Multiple assumptions behind tweet

11 Nov

The tweet read like this: 

CEOs with daughters run more socially responsible firms


Those words invite questions.  What shall we tackle first, the hidden assumptions or the terms?

Critical thinkers, those who use the tools of reason and logic, usually focus on the terms in a premise or position in order to move toward understanding the viewpoint under consideration.

Taking a look at ‘socially responsible’, I wondered, “What does that mean?”

A Google search yielded this definition from Wikipedia:

  • Social responsibility is an ethical framework, which suggests that, an entity, be it an organization or individual, has an obligation to act for the benefit of society at large. Social responsibility is a duty every individual has to perform so as to maintain a balance between the economy and the ecosystems

That definition alone generated further questions and thoughts.  Had I been able to sit down with either the definer of the concept of social responsibility OR the tweeter, I would have asked:

  • Who came up with this obligation? In other words, what grounds it?
  • Are there no other responsibilities besides economic and environmental?  What about life preserving or educational or skill building among workers?
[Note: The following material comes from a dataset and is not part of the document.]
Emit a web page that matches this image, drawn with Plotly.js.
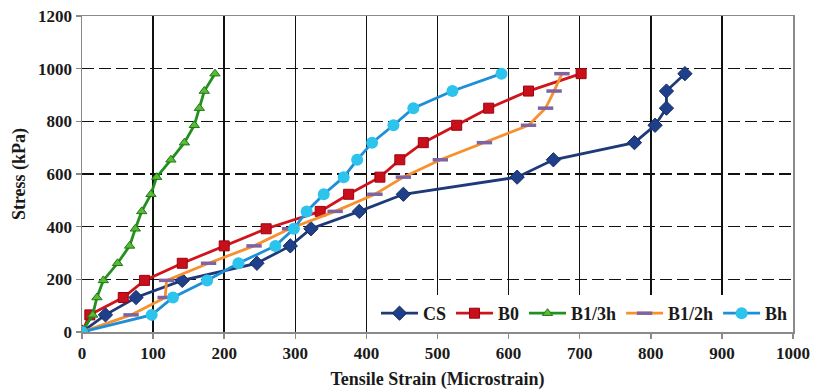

A current national obstacle churning up much ‘Stürm und Drang’ is that citizens are split between very different world views and each holds SOME major values that are in opposition, one to the other.  As I heard Al Mohler on The Briefing mention the other day, the varying worldviews mean that people will identify DIFFERENT problems!  For example, if we disagree on the top 3 problems facing our country, how can we ever expect to compromise and coalesce behind workable solutions?

So much for terms. Let’s move on to the lurking pre-suppositions!  I did avail myself of the actual article.

Apparently the data collected sufficed for the author only to draw conclusions about male CEOs with children.  That in itself leaves us wondering about child-less CEOs or female CEOs.  Nevertheless, given the limited data, two of the unstated assumptions were:

  • It’s a healthy sign that leaders who are fathers who happen to have daughters prioritize reproductive liberties over other social concerns
  • Reproductive freedom contributes to the flourishing of our society

What about those dads who run companies that actually protect women and unborn female babies? Wouldn’t that contribute more to the welfare and vigor of our communities?

Here’s one more assumption:

  • any programs or strategies that prioritize environmental protection should be front and center in a company’s strategic plan

How about balancing preservation concerns with the economic vitality of the company?  If the company can’t remain competitive and grow a profit, then employees will lose out.  Life is a complex system or web of intertwining issues.

Pausing to pull apart an assertion and draw out the often-unstated assumptions, thereby seeking consensus about the fullness of the argument goes along with agreeing on the definition of terms.  The time spent on this kind of groundwork is worth it. Once that prep work is done, discussing reasons for one’s point of view goes much smoother and quicker.  And even if the defender and the questioner don’t agree, they can at least appreciate each other’s thinking!